» **Some records**:
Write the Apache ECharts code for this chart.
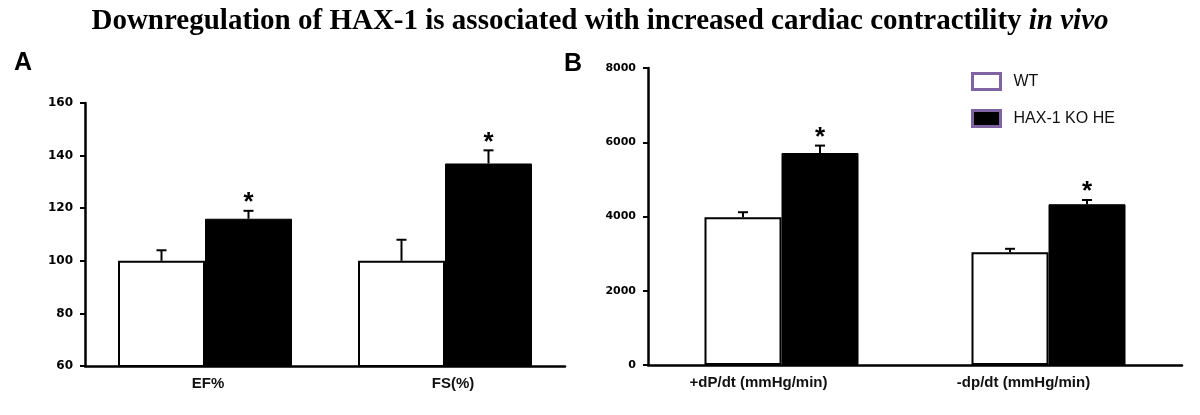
<!DOCTYPE html>
<html>
<head>
<meta charset="utf-8">
<script src="https://cdn.jsdelivr.net/npm/echarts@6/dist/echarts.min.js"></script>
<style>
  html, body { margin: 0; padding: 0; background: #fff; }
  #chart { width: 1200px; height: 415px; }
</style>
</head>
<body>
<div id="chart"></div>
<script>
// ---------- data ----------
const seriesNames = ['WT', 'HAX-1 KO HE'];

const catsA = ['EF%', 'FS(%)'];
const wtA = [100, 100];
const wtAErr = [4, 8];
const koA = [116, 137];
const koAErr = [3, 5];
const sigA = [1, 1];
const yTicksA = { min: 60, max: 160, interval: 20 };

const catsB = ['+dP/dt (mmHg/min)', '-dp/dt (mmHg/min)'];
const wtB = [3980, 3040];
const wtBErr = [135, 90];
const koB = [5710, 4330];
const koBErr = [200, 115];
const sigB = [1, 1];
const yTicksB = { min: 0, max: 8000, interval: 2000 };

// ---------- helpers ----------
function errRender(sign, barW) {
  return function (params, api) {
    const i = api.value(0), v = api.value(1), e = api.value(2), s = api.value(3);
    const base = api.coord([i, v]);
    const top = api.coord([i, v + e]);
    const x = base[0] + sign * barW / 2;
    const st = { stroke: '#000', lineWidth: 2 };
    const children = [
      { type: 'line', shape: { x1: x, y1: base[1], x2: x, y2: top[1] }, style: st },
      { type: 'line', shape: { x1: x - 5, y1: top[1], x2: x + 5, y2: top[1] }, style: st }
    ];
    if (s) {
      children.push({
        type: 'text',
        style: {
          text: '*', x: x, y: top[1] + 5, align: 'center', verticalAlign: 'bottom',
          font: 'bold 26px "Liberation Sans"', fill: '#000'
        }
      });
    }
    return { type: 'group', children: children };
  };
}

function catAxis(gridIndex, cats, richShift) {
  return {
    type: 'category', gridIndex: gridIndex, data: cats,
    axisLine: { show: true, lineStyle: { color: '#000', width: 2.5 } },
    axisTick: { show: false },
    axisLabel: {
      margin: 10,
      formatter: function (val, idx) { return '{s' + idx + '|' + val + '}'; },
      rich: richShift,
      color: '#111', fontFamily: 'Liberation Sans', fontWeight: 'bold', fontSize: 15
    }
  };
}

function valAxis(gridIndex, t, fs, margin) {
  return {
    type: 'value', gridIndex: gridIndex, min: t.min, max: t.max, interval: t.interval,
    splitLine: { show: false },
    axisLine: { show: true, lineStyle: { color: '#000', width: 2.5 } },
    axisTick: { show: true, inside: false, length: 5, lineStyle: { color: '#000', width: 2 } },
    axisLabel: {
      margin: margin, color: '#000', fontFamily: 'DejaVu Sans', fontWeight: 'bold', fontSize: fs,
      formatter: function (v) { return String(v); }
    }
  };
}

const rs = (fs) => ({ fontFamily: 'Liberation Sans', fontWeight: 'bold', fontSize: fs, color: '#111' });
const BW_A = 87, BW_B = 77;

const option = {
  animation: false,
  backgroundColor: '#fff',
  title: [
    {
      text: '{b|Downregulation of HAX-1 is associated with increased cardiac contractility }{i|in vivo}',
      left: 'center', top: 2,
      textStyle: {
        rich: {
          b: { fontFamily: 'Liberation Serif', fontWeight: 'bold', fontSize: 29, color: '#000' },
          i: { fontFamily: 'Liberation Serif', fontWeight: 'bold', fontStyle: 'italic', fontSize: 29, color: '#000' }
        }
      }
    },
    { text: 'A', left: 9, top: 46, textStyle: { fontFamily: 'Liberation Sans', fontWeight: 'bold', fontSize: 25, color: '#000' } },
    { text: 'B', left: 559, top: 47, textStyle: { fontFamily: 'Liberation Sans', fontWeight: 'bold', fontSize: 25, color: '#000' } }
  ],
  legend: {
    data: seriesNames,
    orient: 'vertical', left: 966, top: 67,
    icon: 'rect', itemWidth: 28, itemHeight: 16, itemGap: 18,
    itemStyle: { borderColor: '#8064a2', borderWidth: 3 },
    textStyle: { fontFamily: 'Liberation Sans', fontSize: 16, color: '#111', padding: [0, 0, 0, 8] }
  },
  grid: [
    { left: 85, top: 103, width: 480, height: 263, containLabel: false },
    { left: 648, top: 68, width: 534, height: 297, containLabel: false }
  ],
  xAxis: [
    catAxis(0, catsA, { s0: Object.assign(rs(15), { padding: [0, 0, 0, 6] }), s1: Object.assign(rs(15), { padding: [0, 0, 0, 16] }) }),
    catAxis(1, catsB, { s0: Object.assign(rs(15), { padding: [0, 46, 0, 0] }), s1: Object.assign(rs(15), { padding: [0, 50, 0, 0] }) })
  ],
  yAxis: [
    valAxis(0, yTicksA, 12, 12),
    valAxis(1, yTicksB, 11, 12)
  ],
  series: [
    { name: seriesNames[0], type: 'bar', xAxisIndex: 0, yAxisIndex: 0, data: wtA, barWidth: BW_A, barGap: '0%',
      itemStyle: { color: '#fff', borderColor: '#000', borderWidth: 2 } },
    { name: seriesNames[1], type: 'bar', xAxisIndex: 0, yAxisIndex: 0, data: koA, barWidth: BW_A, barGap: '0%',
      itemStyle: { color: '#000', borderColor: '#000', borderWidth: 1 } },
    { name: seriesNames[0], type: 'bar', xAxisIndex: 1, yAxisIndex: 1, data: wtB, barWidth: BW_B, barGap: '0%',
      itemStyle: { color: '#fff', borderColor: '#000', borderWidth: 2 } },
    { name: seriesNames[1], type: 'bar', xAxisIndex: 1, yAxisIndex: 1, data: koB, barWidth: BW_B, barGap: '0%',
      itemStyle: { color: '#000', borderColor: '#000', borderWidth: 1 } },
    { name: 'errA_wt', type: 'custom', xAxisIndex: 0, yAxisIndex: 0, z: 5, renderItem: errRender(-1, BW_A),
      data: catsA.map((c, i) => [i, wtA[i], wtAErr[i], 0]) },
    { name: 'errA_ko', type: 'custom', xAxisIndex: 0, yAxisIndex: 0, z: 5, renderItem: errRender(1, BW_A),
      data: catsA.map((c, i) => [i, koA[i], koAErr[i], sigA[i]]) },
    { name: 'errB_wt', type: 'custom', xAxisIndex: 1, yAxisIndex: 1, z: 5, renderItem: errRender(-1, BW_B),
      data: catsB.map((c, i) => [i, wtB[i], wtBErr[i], 0]) },
    { name: 'errB_ko', type: 'custom', xAxisIndex: 1, yAxisIndex: 1, z: 5, renderItem: errRender(1, BW_B),
      data: catsB.map((c, i) => [i, koB[i], koBErr[i], sigB[i]]) }
  ]
};

const chart = echarts.init(document.getElementById('chart'), null, { renderer: 'canvas' });
chart.setOption(option);
</script>
</body>
</html>
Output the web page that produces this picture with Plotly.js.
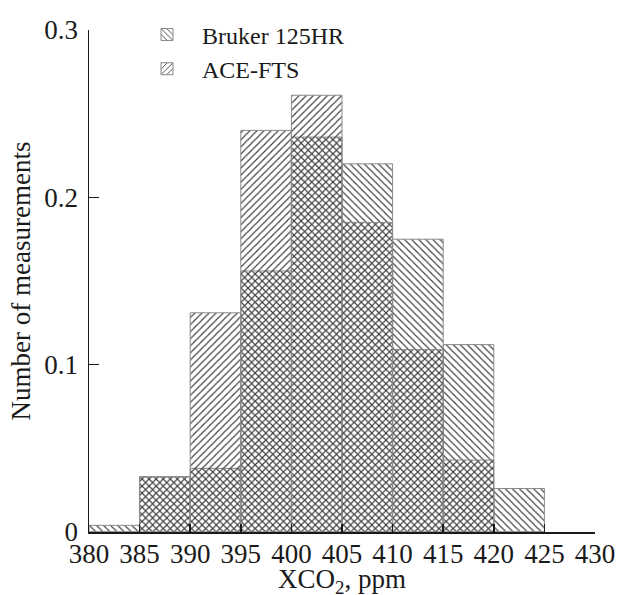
<!DOCTYPE html>
<html>
<head>
<meta charset="utf-8">
<script src="https://cdn.plot.ly/plotly-3.0.1.min.js"></script>
<style>html,body{margin:0;padding:0;background:#fff}#chart{width:617px;height:595px}</style>
</head>
<body>
<div id="chart"></div>
<script>
// bin centers (XCO2, ppm), bin width 5 ppm
const binCenters = [382.5, 387.5, 392.5, 397.5, 402.5, 407.5, 412.5, 417.5, 422.5];
const brukerValues = [0.004, 0.033, 0.038, 0.156, 0.236, 0.220, 0.175, 0.112, 0.026];
const aceValues = [0, 0.033, 0.131, 0.240, 0.261, 0.185, 0.109, 0.043, 0];
const xTicks = [380, 385, 390, 395, 400, 405, 410, 415, 420, 425, 430];
const yTicks = [0, 0.1, 0.2, 0.3];
const yTickLabels = ['0', '0.1', '0.2', '0.3'];
const xTitle = 'XCO<sub>2</sub>, ppm';
const yTitle = 'Number of measurements';

const FONT = 'Liberation Serif, Times New Roman, serif';
const FS = 27;

function hatchTrace(name, values, shape) {
  return {
    type: 'bar',
    name: name,
    x: binCenters,
    y: values,
    width: 5,
    marker: {
      color: 'rgba(0,0,0,0)',
      line: {color: '#8a8a8a', width: 1},
      pattern: {shape: shape, fgcolor: '#3a3a3a', bgcolor: 'rgba(0,0,0,0)', size: 5, solidity: 0.22, fillmode: 'replace'}
    },
    hoverinfo: 'x+y'
  };
}

const data = [
  hatchTrace('Bruker 125HR', brukerValues, '\\'),
  hatchTrace('ACE-FTS', aceValues, '/')
];

const layout = {
  width: 617,
  height: 595,
  margin: {l: 89, r: 22, t: 25, b: 63},
  paper_bgcolor: '#fff',
  plot_bgcolor: '#fff',
  barmode: 'overlay',
  bargap: 0,
  font: {family: FONT, size: FS, color: '#1a1a1a'},
  showlegend: true,
  legend: {
    x: 0.085, y: 1.035, xanchor: 'left', yanchor: 'top',
    bgcolor: 'rgba(0,0,0,0)',
    font: {family: FONT, size: 24, color: '#1a1a1a'},
    itemwidth: 60,
    tracegroupgap: 0
  },
  annotations: [{
    text: xTitle, xref: 'paper', yref: 'paper', x: 0.5, y: 0,
    xanchor: 'center', yanchor: 'middle', yshift: -49, showarrow: false,
    font: {family: FONT, size: FS, color: '#1a1a1a'}
  }],
  xaxis: {
    range: [380, 430],
    tickvals: xTicks,
    ticktext: xTicks.map(String),
    ticks: 'inside',
    ticklen: 8,
    tickwidth: 1.5,
    tickcolor: '#1a1a1a',
    showline: true,
    linecolor: '#1a1a1a',
    linewidth: 1.5,
    showgrid: false,
    zeroline: false,
    ticklabelstandoff: -3
  },
  yaxis: {
    range: [0, 0.3],
    tickvals: yTicks,
    ticktext: yTickLabels,
    ticks: 'inside',
    ticklen: 10,
    tickwidth: 1.5,
    tickcolor: '#1a1a1a',
    showline: true,
    linecolor: '#1a1a1a',
    linewidth: 1.5,
    showgrid: false,
    zeroline: false,
    ticklabelstandoff: 4,
    title: {text: yTitle, font: {family: FONT, size: FS, color: '#1a1a1a'}, standoff: 6}
  }
};

Plotly.newPlot('chart', data, layout, {displayModeBar: false, staticPlot: true});
</script>
</body>
</html>
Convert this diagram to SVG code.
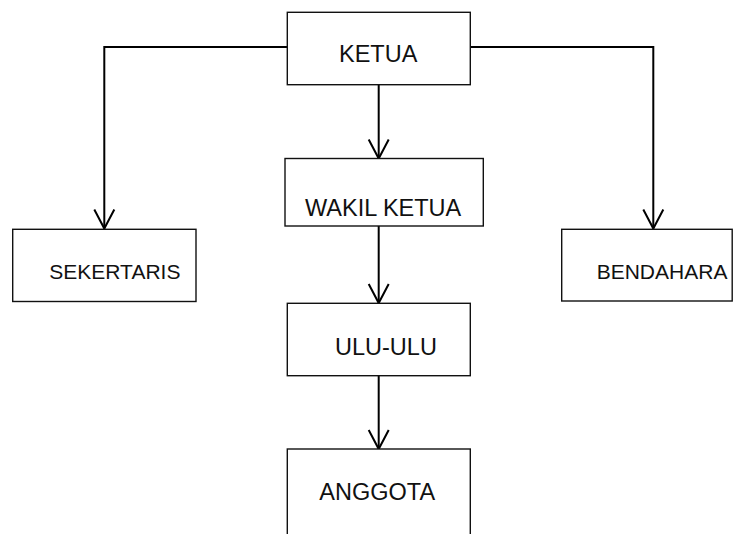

» **To be done**: Pull out all lines of the data with the string "this".

» **Complete answer**:
Write the Apache ECharts code for this chart.
Output the web page that produces this picture with Plotly.js.
Convert this diagram to SVG code.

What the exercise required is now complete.